"Mary Reilly" is a very smooth and stylish read. It goes down easily. Martin creates a sustained mood of low level suspense.
I cared enough about this book to have been disappointed by the ending, though.
I'd still recommend the book, for its powerful and appealing heroine, and its stylish evocation of Victorian-Gothic Romance -- three contrasting historical periods, but one fun literary genre.
Warning! This review will hint at the book's ending, but will not spell it out. If you are familiar with Robert Louis Stevenson's "Dr. Jekyll and Mr. Hide," on which "Mary Reilly" is based, you won't learn anything new.
"Mary Reilly" has one of the most riveting openings I've ever read, if not the most. It's a description of an episode of child abuse.
For the first time in my life, I was hooked from the very first line of a novel, and could not put the book down. I had to know what happened to that child -- even though, of course, since the child is the Mary Reilly of the title, I knew that she would survive.
Martin doesn't plunge to the depths of child abuse, but she writes of the surface with such power that I had the feeling that I was in the hands of a master.
Martin deeply impressed me with the terror and vulnerability of the abused child, as well as that child's resilience and drive to survive, and the twisted sadism of the abuser. All in a very few brief words and pages.
But that's just the opening pages.
The bulk of the book is made up of Reilly's crush on her "Master," Dr. Henry Jekyll. Reilly's history of having been an abused child is mentioned as part of the reason why Mary has this crush; like her master, Mary has a horrible, hidden wound that drives her apart from the rest of society.

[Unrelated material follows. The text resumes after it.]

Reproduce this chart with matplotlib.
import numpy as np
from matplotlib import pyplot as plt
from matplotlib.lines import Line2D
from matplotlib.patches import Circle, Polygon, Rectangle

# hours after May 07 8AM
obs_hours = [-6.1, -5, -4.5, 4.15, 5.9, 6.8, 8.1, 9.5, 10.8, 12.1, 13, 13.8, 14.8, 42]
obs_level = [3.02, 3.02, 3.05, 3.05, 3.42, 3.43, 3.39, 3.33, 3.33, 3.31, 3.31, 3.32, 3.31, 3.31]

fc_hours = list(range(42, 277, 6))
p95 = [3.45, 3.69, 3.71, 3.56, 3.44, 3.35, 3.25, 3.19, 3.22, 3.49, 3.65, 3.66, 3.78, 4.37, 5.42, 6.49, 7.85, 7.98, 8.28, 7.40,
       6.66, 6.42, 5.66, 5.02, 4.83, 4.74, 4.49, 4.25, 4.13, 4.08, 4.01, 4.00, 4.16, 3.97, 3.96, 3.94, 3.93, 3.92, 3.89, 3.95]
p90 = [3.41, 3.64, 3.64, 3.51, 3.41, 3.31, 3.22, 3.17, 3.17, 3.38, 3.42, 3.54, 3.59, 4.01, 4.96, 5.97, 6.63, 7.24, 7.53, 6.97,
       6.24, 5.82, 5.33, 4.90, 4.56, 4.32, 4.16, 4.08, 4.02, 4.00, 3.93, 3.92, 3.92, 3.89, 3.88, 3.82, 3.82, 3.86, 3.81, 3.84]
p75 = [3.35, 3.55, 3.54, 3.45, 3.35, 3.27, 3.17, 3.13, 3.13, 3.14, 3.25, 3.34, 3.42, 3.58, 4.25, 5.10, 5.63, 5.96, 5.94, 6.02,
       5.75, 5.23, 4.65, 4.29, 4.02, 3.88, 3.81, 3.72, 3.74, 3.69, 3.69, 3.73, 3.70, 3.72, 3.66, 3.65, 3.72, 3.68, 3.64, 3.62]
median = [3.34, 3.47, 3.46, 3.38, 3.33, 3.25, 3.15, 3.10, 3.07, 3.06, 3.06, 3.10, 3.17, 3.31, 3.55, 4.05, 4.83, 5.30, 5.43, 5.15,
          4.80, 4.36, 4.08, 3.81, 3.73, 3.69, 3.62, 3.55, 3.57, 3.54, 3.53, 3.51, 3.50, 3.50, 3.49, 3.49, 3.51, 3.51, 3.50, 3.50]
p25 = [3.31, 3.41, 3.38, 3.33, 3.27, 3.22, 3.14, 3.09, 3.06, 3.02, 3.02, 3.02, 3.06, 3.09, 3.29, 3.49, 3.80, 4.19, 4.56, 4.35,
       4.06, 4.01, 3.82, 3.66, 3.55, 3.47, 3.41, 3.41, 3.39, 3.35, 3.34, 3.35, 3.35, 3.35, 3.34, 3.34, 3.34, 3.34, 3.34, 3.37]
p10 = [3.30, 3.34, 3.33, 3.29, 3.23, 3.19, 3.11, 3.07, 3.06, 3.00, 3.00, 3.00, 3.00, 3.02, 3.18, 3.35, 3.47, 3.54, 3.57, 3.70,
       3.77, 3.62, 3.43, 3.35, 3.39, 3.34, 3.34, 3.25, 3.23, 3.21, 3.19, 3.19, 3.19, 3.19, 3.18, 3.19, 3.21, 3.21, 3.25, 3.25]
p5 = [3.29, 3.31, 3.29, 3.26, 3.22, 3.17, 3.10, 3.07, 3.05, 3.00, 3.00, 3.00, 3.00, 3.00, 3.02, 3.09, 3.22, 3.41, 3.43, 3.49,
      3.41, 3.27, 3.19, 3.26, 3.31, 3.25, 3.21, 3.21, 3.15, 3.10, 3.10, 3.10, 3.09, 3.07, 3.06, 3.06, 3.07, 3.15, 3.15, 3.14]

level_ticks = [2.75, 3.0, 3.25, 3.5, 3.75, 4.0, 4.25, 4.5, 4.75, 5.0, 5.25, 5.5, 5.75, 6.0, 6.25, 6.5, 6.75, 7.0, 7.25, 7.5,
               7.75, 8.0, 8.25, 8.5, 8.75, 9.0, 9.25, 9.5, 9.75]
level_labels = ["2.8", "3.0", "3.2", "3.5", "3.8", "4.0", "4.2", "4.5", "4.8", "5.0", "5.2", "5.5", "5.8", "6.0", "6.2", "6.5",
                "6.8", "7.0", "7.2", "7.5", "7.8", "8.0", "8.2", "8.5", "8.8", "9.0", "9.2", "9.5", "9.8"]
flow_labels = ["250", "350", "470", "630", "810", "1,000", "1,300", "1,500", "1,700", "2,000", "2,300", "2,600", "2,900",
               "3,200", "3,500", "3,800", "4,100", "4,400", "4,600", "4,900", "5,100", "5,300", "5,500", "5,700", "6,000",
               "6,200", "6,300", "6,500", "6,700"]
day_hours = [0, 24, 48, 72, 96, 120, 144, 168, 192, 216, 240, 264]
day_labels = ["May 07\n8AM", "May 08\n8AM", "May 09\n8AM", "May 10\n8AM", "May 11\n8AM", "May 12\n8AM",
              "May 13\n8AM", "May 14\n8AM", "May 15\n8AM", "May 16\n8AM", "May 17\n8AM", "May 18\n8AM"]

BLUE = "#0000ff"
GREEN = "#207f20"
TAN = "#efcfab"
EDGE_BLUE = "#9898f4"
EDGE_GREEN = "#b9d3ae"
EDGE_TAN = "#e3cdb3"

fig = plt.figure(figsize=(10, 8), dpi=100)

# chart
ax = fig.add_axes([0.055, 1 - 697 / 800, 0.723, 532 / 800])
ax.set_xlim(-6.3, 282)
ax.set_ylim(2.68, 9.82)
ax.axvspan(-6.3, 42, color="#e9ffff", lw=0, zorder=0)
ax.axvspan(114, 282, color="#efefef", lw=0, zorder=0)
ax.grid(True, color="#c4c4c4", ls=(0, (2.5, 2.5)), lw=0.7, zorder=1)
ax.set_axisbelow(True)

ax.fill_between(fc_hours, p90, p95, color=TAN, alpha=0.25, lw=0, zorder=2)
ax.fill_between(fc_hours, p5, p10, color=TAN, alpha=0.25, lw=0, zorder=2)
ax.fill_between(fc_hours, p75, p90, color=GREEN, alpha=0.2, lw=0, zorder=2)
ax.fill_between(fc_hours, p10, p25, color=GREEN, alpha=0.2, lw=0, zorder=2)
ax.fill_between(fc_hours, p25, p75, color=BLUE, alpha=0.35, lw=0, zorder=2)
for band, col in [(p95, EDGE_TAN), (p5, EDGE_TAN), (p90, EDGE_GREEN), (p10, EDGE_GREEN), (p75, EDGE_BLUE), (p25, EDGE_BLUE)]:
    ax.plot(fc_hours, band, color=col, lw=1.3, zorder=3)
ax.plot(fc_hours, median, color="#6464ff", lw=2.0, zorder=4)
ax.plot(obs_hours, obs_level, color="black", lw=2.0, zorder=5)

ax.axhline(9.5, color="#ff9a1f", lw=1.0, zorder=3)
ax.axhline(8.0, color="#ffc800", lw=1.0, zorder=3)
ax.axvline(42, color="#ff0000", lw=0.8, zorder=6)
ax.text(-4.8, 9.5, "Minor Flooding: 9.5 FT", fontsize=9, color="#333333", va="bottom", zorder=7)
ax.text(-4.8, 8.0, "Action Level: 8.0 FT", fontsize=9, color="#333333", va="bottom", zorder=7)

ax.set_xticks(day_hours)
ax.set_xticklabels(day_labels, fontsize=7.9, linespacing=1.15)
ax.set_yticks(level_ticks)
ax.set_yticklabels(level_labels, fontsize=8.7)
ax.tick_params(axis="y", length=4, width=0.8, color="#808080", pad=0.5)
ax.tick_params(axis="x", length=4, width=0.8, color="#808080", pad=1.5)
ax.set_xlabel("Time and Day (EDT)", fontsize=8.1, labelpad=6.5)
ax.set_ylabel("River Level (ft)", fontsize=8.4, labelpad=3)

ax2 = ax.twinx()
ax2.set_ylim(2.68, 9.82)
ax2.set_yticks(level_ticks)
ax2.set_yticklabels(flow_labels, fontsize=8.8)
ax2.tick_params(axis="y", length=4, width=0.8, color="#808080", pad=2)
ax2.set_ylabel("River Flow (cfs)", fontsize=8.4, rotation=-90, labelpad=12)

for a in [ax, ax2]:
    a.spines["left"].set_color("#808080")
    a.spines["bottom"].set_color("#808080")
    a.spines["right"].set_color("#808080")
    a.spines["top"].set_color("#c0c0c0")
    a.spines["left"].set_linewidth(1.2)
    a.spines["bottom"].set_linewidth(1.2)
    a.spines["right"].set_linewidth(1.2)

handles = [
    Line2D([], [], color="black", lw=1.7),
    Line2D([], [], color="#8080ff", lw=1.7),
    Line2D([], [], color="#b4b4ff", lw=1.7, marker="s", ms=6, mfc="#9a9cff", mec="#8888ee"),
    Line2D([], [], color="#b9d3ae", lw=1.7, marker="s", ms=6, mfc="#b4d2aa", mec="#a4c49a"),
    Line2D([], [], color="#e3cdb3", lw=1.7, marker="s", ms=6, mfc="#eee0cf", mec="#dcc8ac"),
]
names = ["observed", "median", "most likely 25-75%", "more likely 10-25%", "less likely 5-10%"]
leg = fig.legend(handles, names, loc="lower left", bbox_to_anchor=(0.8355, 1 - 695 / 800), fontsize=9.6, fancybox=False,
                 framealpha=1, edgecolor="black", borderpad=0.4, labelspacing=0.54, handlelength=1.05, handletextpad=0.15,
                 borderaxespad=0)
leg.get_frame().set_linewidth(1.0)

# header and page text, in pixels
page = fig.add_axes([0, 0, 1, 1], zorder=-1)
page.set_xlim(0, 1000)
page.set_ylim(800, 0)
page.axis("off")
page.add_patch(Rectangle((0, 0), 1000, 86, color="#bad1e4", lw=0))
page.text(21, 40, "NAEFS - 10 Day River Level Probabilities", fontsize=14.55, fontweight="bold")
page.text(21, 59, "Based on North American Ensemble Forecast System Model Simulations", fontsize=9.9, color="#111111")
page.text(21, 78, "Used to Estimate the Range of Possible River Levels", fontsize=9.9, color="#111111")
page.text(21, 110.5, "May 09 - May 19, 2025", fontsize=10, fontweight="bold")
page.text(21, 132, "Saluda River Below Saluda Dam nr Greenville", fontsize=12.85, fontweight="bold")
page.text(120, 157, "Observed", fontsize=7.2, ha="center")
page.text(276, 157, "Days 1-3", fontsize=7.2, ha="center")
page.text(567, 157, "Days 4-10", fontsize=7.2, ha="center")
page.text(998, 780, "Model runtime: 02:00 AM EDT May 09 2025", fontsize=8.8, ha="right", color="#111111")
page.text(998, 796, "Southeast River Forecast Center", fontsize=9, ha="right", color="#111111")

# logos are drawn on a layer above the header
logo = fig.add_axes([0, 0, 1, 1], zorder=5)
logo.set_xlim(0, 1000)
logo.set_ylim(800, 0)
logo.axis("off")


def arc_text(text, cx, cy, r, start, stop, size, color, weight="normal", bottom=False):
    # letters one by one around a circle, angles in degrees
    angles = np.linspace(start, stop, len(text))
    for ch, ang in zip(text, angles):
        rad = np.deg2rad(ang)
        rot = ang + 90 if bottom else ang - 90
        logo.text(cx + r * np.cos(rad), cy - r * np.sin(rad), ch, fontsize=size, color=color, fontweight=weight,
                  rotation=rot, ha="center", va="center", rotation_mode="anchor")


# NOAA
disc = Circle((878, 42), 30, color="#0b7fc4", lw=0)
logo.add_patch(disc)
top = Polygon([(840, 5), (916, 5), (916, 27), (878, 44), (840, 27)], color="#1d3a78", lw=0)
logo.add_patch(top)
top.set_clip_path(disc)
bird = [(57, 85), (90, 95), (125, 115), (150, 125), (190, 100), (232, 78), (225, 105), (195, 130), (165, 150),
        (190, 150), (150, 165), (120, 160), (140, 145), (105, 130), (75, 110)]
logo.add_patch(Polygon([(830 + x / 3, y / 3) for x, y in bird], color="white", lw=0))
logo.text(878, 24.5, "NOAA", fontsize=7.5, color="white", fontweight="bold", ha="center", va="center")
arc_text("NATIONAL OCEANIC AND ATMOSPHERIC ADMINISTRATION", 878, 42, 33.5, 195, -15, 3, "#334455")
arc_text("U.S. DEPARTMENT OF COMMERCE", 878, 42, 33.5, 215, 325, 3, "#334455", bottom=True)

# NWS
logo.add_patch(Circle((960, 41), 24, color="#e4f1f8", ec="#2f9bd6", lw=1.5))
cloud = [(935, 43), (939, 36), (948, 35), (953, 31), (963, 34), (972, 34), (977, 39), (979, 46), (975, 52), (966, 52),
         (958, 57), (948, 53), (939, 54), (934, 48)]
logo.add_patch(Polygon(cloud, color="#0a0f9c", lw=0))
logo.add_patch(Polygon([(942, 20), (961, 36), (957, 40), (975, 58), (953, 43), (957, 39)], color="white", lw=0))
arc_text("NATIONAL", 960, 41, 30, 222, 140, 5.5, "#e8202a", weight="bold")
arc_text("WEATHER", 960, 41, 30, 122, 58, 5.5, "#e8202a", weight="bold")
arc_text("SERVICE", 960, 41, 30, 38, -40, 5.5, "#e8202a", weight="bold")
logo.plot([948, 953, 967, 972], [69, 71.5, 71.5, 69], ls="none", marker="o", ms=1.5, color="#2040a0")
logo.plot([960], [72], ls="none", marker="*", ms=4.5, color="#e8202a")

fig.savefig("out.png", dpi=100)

It's the classic Gothic set-up, enshrined in literature at least since "Jane Eyre." Mary Reilly is a bright, principled, and spunky girl consigned by fate to a lowly life, that of serving her "Master."
Her Master, of course, is intense, mysterious and unconventionly attractive.
Like his spunky young servant, he does not fit into society's pre-ordained classifications.
And he pays an inordinate amount of attention to his servant.
He doesn't make clumsy or lewd passes at her; rather, he watches her, converses with her, confides in her, conspires with her in a way that breaks social expectations, and expresses frank admiration of her intelligence and spirit.
As is traditional in Gothic romance literature, Mary and Master's flirtation consists mostly of muted and aborted conversations. They have to be aborted -- for this upper class doctor and his serving girl to converse is against the rules.
Again, if you've read "Jane Eyre" or the thousand other Gothic romances modeled on it, you've read all this before.
If you enjoyed it in "Jane Eyre," you'll enjoy it here. This reader certainly did.
I did yearn for, and did not encounter, something more, though. This book is more of a novella than a novel; Mary has little to no life outside of her truncated encounters with her Master, and the novel has little to no other plot. This singleness of narrative strand makes the book a quick and easy read, but also something of a lighter read than I wanted it to be.
There is one extra feature here that Martin could have done more with, but she did not. The taboo intimacies between Jekyll and Mary reek of the power abuse of an older, established man of a young and vulnerable woman.
Dr. Jekyll is obviously arousing expectations in Mary that he will never satisfy. He uses her, on her day off, to do some truly vile tasks for him.
How does Martin feel about this? How does the novel want the reader to feel?
Most importantly -- Martin did such a fine job of depicting a believably perceptive, articulate, courageous, spunky, integral creature in Reilly that I never really believed the scenes in which Reilly lets Master walk all over her. I wanted Reilly to at least acknowledge that she knew that she was being used by someone who would probably only hurt her.
Too, Mary was as fetching to me as she was to Dr. Jekyll, and, so, I wanted to spend more time with her, and observe her inhabiting a richer world.
At a certain part in the novel it began to drag, for me; I felt that I'd gotten the point of all these hushed, rushed conversations between Mary, usually on her knees, with her skirts tied up, scrubbing something, and her Master, standing Masterfully over her, observing her carefully, complimenting her, finding some excuse to touch her hand, etc.
And I wanted to something else to happen.
When something else did happen, I was disappointed by that something else. Without revealing the ending, I can say that Mary behaved in a way that went against her every act so far, and that, I felt, betrayed both the spirit of the book, and of the genre.
Part of the point of "Jane Eyre," a book that this book bases itself on as much as on "Dr. Jekyll," is that Jane had so much self-respect that she was not, ultimately, willing to destroy herself to have the man she loved.
Again, I'd still recommend this book. I liked 99% of it so much that I've already "rescued" it by inventing an alternative ending to it, one in which the final Mary we see is more like the Mary of the rest of the book.